*The task*
Your task is to give the listing below back word for word, pictures excluded.

:::

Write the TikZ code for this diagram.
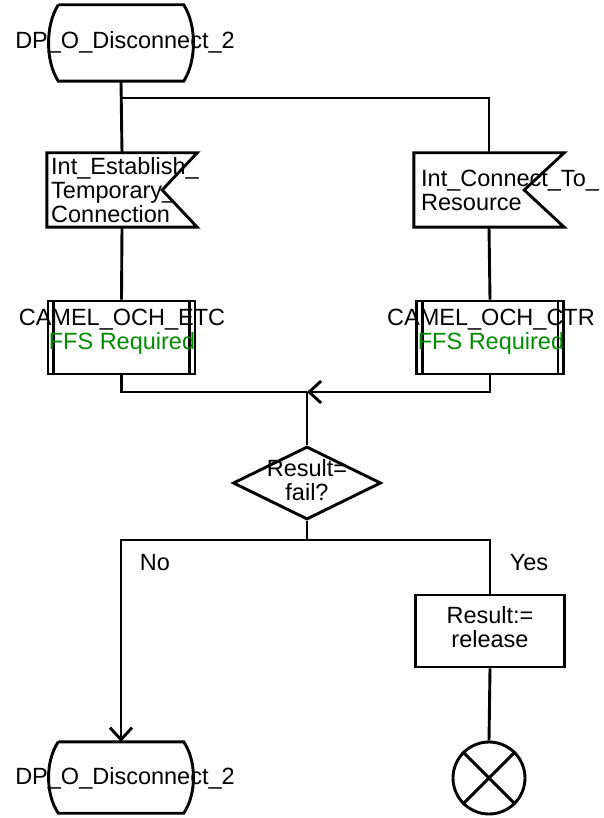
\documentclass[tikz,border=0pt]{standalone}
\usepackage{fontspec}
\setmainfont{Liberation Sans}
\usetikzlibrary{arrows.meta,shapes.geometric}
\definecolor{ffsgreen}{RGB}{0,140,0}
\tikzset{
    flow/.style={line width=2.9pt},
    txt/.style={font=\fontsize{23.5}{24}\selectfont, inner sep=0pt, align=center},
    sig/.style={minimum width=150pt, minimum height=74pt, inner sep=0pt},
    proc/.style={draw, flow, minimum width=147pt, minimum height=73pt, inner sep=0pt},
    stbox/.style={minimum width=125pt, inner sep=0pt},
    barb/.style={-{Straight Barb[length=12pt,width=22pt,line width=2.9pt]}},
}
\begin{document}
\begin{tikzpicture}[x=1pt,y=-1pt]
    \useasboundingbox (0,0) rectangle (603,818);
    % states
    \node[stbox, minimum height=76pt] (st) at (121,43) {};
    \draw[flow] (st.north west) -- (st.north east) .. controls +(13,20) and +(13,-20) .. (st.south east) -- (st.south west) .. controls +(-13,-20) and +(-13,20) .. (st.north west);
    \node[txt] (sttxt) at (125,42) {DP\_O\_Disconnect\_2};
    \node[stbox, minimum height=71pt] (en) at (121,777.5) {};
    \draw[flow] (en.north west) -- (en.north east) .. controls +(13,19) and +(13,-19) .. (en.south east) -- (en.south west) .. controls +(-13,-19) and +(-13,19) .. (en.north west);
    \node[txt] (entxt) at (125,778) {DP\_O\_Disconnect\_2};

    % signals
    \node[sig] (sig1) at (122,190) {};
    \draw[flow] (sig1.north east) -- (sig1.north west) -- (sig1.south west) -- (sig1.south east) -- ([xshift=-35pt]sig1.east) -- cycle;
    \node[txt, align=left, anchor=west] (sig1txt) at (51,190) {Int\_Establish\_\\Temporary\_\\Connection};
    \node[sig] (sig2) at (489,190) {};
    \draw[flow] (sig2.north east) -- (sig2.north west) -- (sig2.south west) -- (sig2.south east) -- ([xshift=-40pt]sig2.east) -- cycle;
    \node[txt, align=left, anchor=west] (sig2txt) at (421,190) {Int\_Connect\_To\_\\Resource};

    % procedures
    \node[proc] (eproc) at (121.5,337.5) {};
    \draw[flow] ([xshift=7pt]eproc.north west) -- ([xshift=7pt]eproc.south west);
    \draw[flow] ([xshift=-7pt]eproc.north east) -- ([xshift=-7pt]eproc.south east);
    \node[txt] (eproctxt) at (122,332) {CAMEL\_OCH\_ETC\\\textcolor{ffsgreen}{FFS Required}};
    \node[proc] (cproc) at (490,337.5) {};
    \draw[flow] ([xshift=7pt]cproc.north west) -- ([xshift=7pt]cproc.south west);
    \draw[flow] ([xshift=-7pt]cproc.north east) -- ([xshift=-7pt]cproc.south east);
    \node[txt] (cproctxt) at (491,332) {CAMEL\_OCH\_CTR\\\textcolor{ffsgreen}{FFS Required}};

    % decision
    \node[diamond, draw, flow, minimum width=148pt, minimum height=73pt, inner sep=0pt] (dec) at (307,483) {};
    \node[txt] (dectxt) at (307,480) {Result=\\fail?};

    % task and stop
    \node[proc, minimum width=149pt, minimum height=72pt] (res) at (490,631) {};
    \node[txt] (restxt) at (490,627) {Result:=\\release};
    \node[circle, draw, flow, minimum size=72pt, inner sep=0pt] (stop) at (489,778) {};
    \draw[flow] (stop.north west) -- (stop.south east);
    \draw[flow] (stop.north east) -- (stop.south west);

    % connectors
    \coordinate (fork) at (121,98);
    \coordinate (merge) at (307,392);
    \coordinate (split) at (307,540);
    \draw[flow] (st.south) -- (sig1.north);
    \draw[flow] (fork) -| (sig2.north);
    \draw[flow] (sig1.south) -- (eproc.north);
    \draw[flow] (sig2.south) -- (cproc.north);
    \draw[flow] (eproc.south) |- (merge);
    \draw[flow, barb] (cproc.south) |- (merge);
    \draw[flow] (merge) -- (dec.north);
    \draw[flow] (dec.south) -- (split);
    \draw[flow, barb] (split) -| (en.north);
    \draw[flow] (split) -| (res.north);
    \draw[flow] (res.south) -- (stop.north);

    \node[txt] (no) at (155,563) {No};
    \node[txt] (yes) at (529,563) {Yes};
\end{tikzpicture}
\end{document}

:::

*Complete answer*
Write the TikZ code for this diagram.
\documentclass[tikz,border=0pt]{standalone}
\usepackage{fontspec}
\setmainfont{Liberation Sans}
\usetikzlibrary{arrows.meta,shapes.geometric}
\definecolor{ffsgreen}{RGB}{0,140,0}
\tikzset{
    flow/.style={line width=2.9pt},
    txt/.style={font=\fontsize{23.5}{24}\selectfont, inner sep=0pt, align=center},
    sig/.style={minimum width=150pt, minimum height=74pt, inner sep=0pt},
    proc/.style={draw, flow, minimum width=147pt, minimum height=73pt, inner sep=0pt},
    stbox/.style={minimum width=125pt, inner sep=0pt},
    barb/.style={-{Straight Barb[length=12pt,width=22pt,line width=2.9pt]}},
}
\begin{document}
\begin{tikzpicture}[x=1pt,y=-1pt]
    \useasboundingbox (0,0) rectangle (603,818);
    % states
    \node[stbox, minimum height=76pt] (st) at (121,43) {};
    \draw[flow] (st.north west) -- (st.north east) .. controls +(13,20) and +(13,-20) .. (st.south east) -- (st.south west) .. controls +(-13,-20) and +(-13,20) .. (st.north west);
    \node[txt] (sttxt) at (125,42) {DP\_O\_Disconnect\_2};
    \node[stbox, minimum height=71pt] (en) at (121,777.5) {};
    \draw[flow] (en.north west) -- (en.north east) .. controls +(13,19) and +(13,-19) .. (en.south east) -- (en.south west) .. controls +(-13,-19) and +(-13,19) .. (en.north west);
    \node[txt] (entxt) at (125,778) {DP\_O\_Disconnect\_2};

    % signals
    \node[sig] (sig1) at (122,190) {};
    \draw[flow] (sig1.north east) -- (sig1.north west) -- (sig1.south west) -- (sig1.south east) -- ([xshift=-35pt]sig1.east) -- cycle;
    \node[txt, align=left, anchor=west] (sig1txt) at (51,190) {Int\_Establish\_\\Temporary\_\\Connection};
    \node[sig] (sig2) at (489,190) {};
    \draw[flow] (sig2.north east) -- (sig2.north west) -- (sig2.south west) -- (sig2.south east) -- ([xshift=-40pt]sig2.east) -- cycle;
    \node[txt, align=left, anchor=west] (sig2txt) at (421,190) {Int\_Connect\_To\_\\Resource};

    % procedures
    \node[proc] (eproc) at (121.5,337.5) {};
    \draw[flow] ([xshift=7pt]eproc.north west) -- ([xshift=7pt]eproc.south west);
    \draw[flow] ([xshift=-7pt]eproc.north east) -- ([xshift=-7pt]eproc.south east);
    \node[txt] (eproctxt) at (122,332) {CAMEL\_OCH\_ETC\\\textcolor{ffsgreen}{FFS Required}};
    \node[proc] (cproc) at (490,337.5) {};
    \draw[flow] ([xshift=7pt]cproc.north west) -- ([xshift=7pt]cproc.south west);
    \draw[flow] ([xshift=-7pt]cproc.north east) -- ([xshift=-7pt]cproc.south east);
    \node[txt] (cproctxt) at (491,332) {CAMEL\_OCH\_CTR\\\textcolor{ffsgreen}{FFS Required}};

    % decision
    \node[diamond, draw, flow, minimum width=148pt, minimum height=73pt, inner sep=0pt] (dec) at (307,483) {};
    \node[txt] (dectxt) at (307,480) {Result=\\fail?};

    % task and stop
    \node[proc, minimum width=149pt, minimum height=72pt] (res) at (490,631) {};
    \node[txt] (restxt) at (490,627) {Result:=\\release};
    \node[circle, draw, flow, minimum size=72pt, inner sep=0pt] (stop) at (489,778) {};
    \draw[flow] (stop.north west) -- (stop.south east);
    \draw[flow] (stop.north east) -- (stop.south west);

    % connectors
    \coordinate (fork) at (121,98);
    \coordinate (merge) at (307,392);
    \coordinate (split) at (307,540);
    \draw[flow] (st.south) -- (sig1.north);
    \draw[flow] (fork) -| (sig2.north);
    \draw[flow] (sig1.south) -- (eproc.north);
    \draw[flow] (sig2.south) -- (cproc.north);
    \draw[flow] (eproc.south) |- (merge);
    \draw[flow, barb] (cproc.south) |- (merge);
    \draw[flow] (merge) -- (dec.north);
    \draw[flow] (dec.south) -- (split);
    \draw[flow, barb] (split) -| (en.north);
    \draw[flow] (split) -| (res.north);
    \draw[flow] (res.south) -- (stop.north);

    \node[txt] (no) at (155,563) {No};
    \node[txt] (yes) at (529,563) {Yes};
\end{tikzpicture}
\end{document}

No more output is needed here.